Contribuer et s’adapter

Il existe de nombreuses associations avec qui les marques d’outdoor peuvent collaborer sur de la formation ou pour soutenir les observations et recherches scientifiques :  Mountain widener, Protect our winter, la Fondation Eau, Neige et Glace, la water family, surf rider foundation europe, Under the pole. Enfin côté communication et marketing, anticiper son impact, gérer les éléments de communication est clé pour une marque. Un récit captivant qui intègre les offres clés, les avantages fonctionnels et émotionnels, le rôle de la marque dans sa relation avec la biodiversité et les usagers de ces produits sera séduire avec authenticité. Les glaciers et le cycle de l’eau ont leur champ lexical scientifique et voient leur champ des possibles fondre. 

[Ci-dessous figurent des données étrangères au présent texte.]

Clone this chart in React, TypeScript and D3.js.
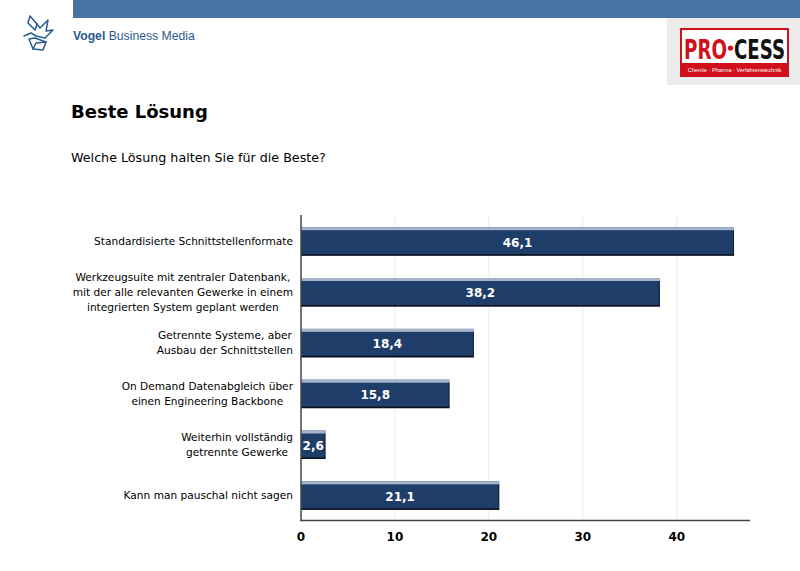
import React, { useEffect, useRef } from "react";
import * as d3 from "d3";

const categories: string[][] = [
  ["Standardisierte Schnittstellenformate"],
  ["Werkzeugsuite mit zentraler Datenbank,", "mit der alle relevanten Gewerke in einem", "integrierten System geplant werden"],
  ["Getrennte Systeme, aber", "Ausbau der Schnittstellen"],
  ["On Demand Datenabgleich über", "einen Engineering Backbone"],
  ["Weiterhin vollständig", "getrennte Gewerke"],
  ["Kann man pauschal nicht sagen"],
];
const values: number[] = [46.1, 38.2, 18.4, 15.8, 2.6, 21.1];
const ticks: number[] = [0, 10, 20, 30, 40];
const title = "Beste Lösung";
const subtitle = "Welche Lösung halten Sie für die Beste?";

const W = 800;
const H = 571;
const labelFont = "'DejaVu Sans', Verdana, sans-serif";

export default function App() {
  const ref = useRef<SVGSVGElement | null>(null);

  useEffect(() => {
    const svg = d3.select(ref.current);
    svg.selectAll("*").remove();

    // Header
    svg.append("rect").attr("x", 73).attr("y", 0).attr("width", W - 73).attr("height", 18).attr("fill", "#4673a3");

    // Bird logo
    const bird = svg.append("g").attr("fill", "none").attr("stroke", "#2b5a8f").attr("stroke-width", 1.5).attr("stroke-linejoin", "round").attr("stroke-linecap", "round");
    bird.append("path").attr("d", "M30,16 L28,23 L35,30 L37,24 L30,16");
    bird.append("path").attr("d", "M37,24 L40,28 L48,20 L46,31 L53,30 L45,38");
    bird.append("path").attr("d", "M24,36 L31,33 L36,36 L45,38");
    bird.append("path").attr("d", "M29,39 L35,38 L46,42 L43,50 L33,49 Z");
    bird.append("path").attr("d", "M33,49 L36,43 L46,42");

    const vogel = svg.append("text").attr("x", 73).attr("y", 40).attr("font-family", "'Liberation Sans', Arial, sans-serif").attr("font-size", 12.2).attr("fill", "#2b5a8f");
    vogel.append("tspan").attr("font-weight", "bold").text("Vogel");
    vogel.append("tspan").text(" Business Media");

    // PROCESS logo
    svg.append("rect").attr("x", 667).attr("y", 18).attr("width", W - 667).attr("height", 67).attr("fill", "#ececec");
    svg.append("rect").attr("x", 681).attr("y", 29).attr("width", 107).attr("height", 47).attr("fill", "#fff").attr("stroke", "#d0111b").attr("stroke-width", 2);
    svg.append("rect").attr("x", 682).attr("y", 63).attr("width", 105).attr("height", 12).attr("fill", "#d0111b");
    const logoFont = "'DejaVu Sans Condensed', 'Liberation Sans Narrow', 'Liberation Sans', sans-serif";
    svg.append("text").attr("x", 684).attr("y", 59).attr("font-family", logoFont).attr("font-weight", "bold").attr("font-size", 26).attr("fill", "#d0111b").attr("textLength", 43).attr("lengthAdjust", "spacingAndGlyphs").text("PRO");
    svg.append("circle").attr("cx", 730.5).attr("cy", 48).attr("r", 2.6).attr("fill", "#d0111b");
    svg.append("text").attr("x", 734).attr("y", 59).attr("font-family", logoFont).attr("font-weight", "bold").attr("font-size", 26).attr("fill", "#111").attr("textLength", 51).attr("lengthAdjust", "spacingAndGlyphs").text("CESS");
    svg.append("text").attr("x", 734.5).attr("y", 71.5).attr("text-anchor", "middle").attr("font-family", "'Liberation Sans', Arial, sans-serif").attr("font-size", 5.6).attr("fill", "#fff").text("Chemie · Pharma · Verfahrenstechnik");

    // Titles
    svg.append("text").attr("x", 71).attr("y", 118).attr("font-family", labelFont).attr("font-weight", "bold").attr("font-size", 18).attr("fill", "#000").text(title);
    svg.append("text").attr("x", 71).attr("y", 162).attr("font-family", labelFont).attr("font-size", 12.7).attr("fill", "#000").text(subtitle);

    // Scales
    const x = d3.scaleLinear().domain([0, 47.8]).range([301, 750]);
    const y = d3
      .scaleBand<number>()
      .domain(d3.range(values.length))
      .range([216, 521])
      .paddingInner(0.44)
      .paddingOuter(0.22);

    // Gridlines
    svg
      .append("g")
      .selectAll("line")
      .data(ticks.slice(1))
      .join("line")
      .attr("x1", (d) => x(d))
      .attr("x2", (d) => x(d))
      .attr("y1", 216)
      .attr("y2", 520)
      .attr("stroke", "#ebebeb")
      .attr("stroke-width", 1);

    // Bars
    const bars = svg.append("g");
    values.forEach((v, i) => {
      const y0 = y(i)!;
      const bh = y.bandwidth();
      const x0 = x(0);
      const bw = x(v) - x0;
      bars.append("rect").attr("x", x0).attr("y", y0).attr("width", bw).attr("height", bh).attr("fill", "#1f3d69");
      bars.append("rect").attr("x", x0).attr("y", y0).attr("width", bw).attr("height", 3).attr("fill", "#a7b4cb");
      bars.append("rect").attr("x", x0).attr("y", y0 + bh - 1.5).attr("width", bw).attr("height", 1.5).attr("fill", "#0b0f18");
      bars.append("rect").attr("x", x0 + bw - 1).attr("y", y0 + 3).attr("width", 1).attr("height", bh - 3).attr("fill", "#16243a");
      bars
        .append("text")
        .attr("x", x0 + bw / 2)
        .attr("y", y0 + bh / 2 + 1)
        .attr("dy", "0.35em")
        .attr("text-anchor", "middle")
        .attr("font-family", labelFont)
        .attr("font-weight", "bold")
        .attr("font-size", 12)
        .attr("fill", "#fff")
        .text(String(v).replace(".", ","));
    });

    // Axes lines
    svg.append("line").attr("x1", 301).attr("x2", 301).attr("y1", 215).attr("y2", 521).attr("stroke", "#444").attr("stroke-width", 1.5);
    svg.append("line").attr("x1", 300).attr("x2", 750).attr("y1", 520.5).attr("y2", 520.5).attr("stroke", "#444").attr("stroke-width", 1.5);

    // Tick labels
    svg
      .append("g")
      .selectAll("text")
      .data(ticks)
      .join("text")
      .attr("x", (d) => x(d))
      .attr("y", 541)
      .attr("text-anchor", "middle")
      .attr("font-family", labelFont)
      .attr("font-weight", "bold")
      .attr("font-size", 12)
      .attr("fill", "#000")
      .text((d) => String(d));

    // Category labels: block right-aligned at 292, lines centered within block
    const lh = 15;
    categories.forEach((lines, i) => {
      const cy = y(i)! + y.bandwidth() / 2;
      const g = svg.append("g");
      const texts = lines.map((ln, j) =>
        g
          .append("text")
          .attr("y", cy + (j - (lines.length - 1) / 2) * lh)
          .attr("dy", "0.35em")
          .attr("text-anchor", "middle")
          .attr("font-family", labelFont)
          .attr("font-size", 10.6)
          .attr("fill", "#000")
          .text(ln)
      );
      const maxW = d3.max(texts, (t) => (t.node() as SVGTextElement).getComputedTextLength()) || 0;
      texts.forEach((t) => t.attr("x", 293 - maxW / 2));
    });
  }, []);

  return (
    <svg
      ref={ref}
      width={W}
      height={H}
      style={{ position: "absolute", left: 0, top: 0, background: "#fff" }}
    />
  );
}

Si la zone de pôles est déjà bien touchée, verrons-nous les glaciers d’Europe disparaître? Il existe pour les marques d’outdoor un enjeu de taille, rester désirable en innovant avec des produits moins impactants. Tout en préservant les terrains de jeu pour capitaliser sur notre milieu ambiant au lieu de l’épuiser. C’est aussi ça la mission de l’entreprise régénérative. Enfin, La montagne reste l'un des rares terrains de jeu où la responsabilité coexiste avec la liberté et c’est le message de nombreux explorateurs. La meilleure réponse pourrait consister à œuvrer en faveur de la transparence, élaborer des normes transversales rigoureuses. Des acteurs publics et privés qui maintiennent leur engagement envers les initiatives mondiales en cours. Afin d' établir un cadre garantissant l'accès à des données fiables, robustes, comparables et détaillées, tout en plaidant en faveur de la cohérence entre différentes normes et législations.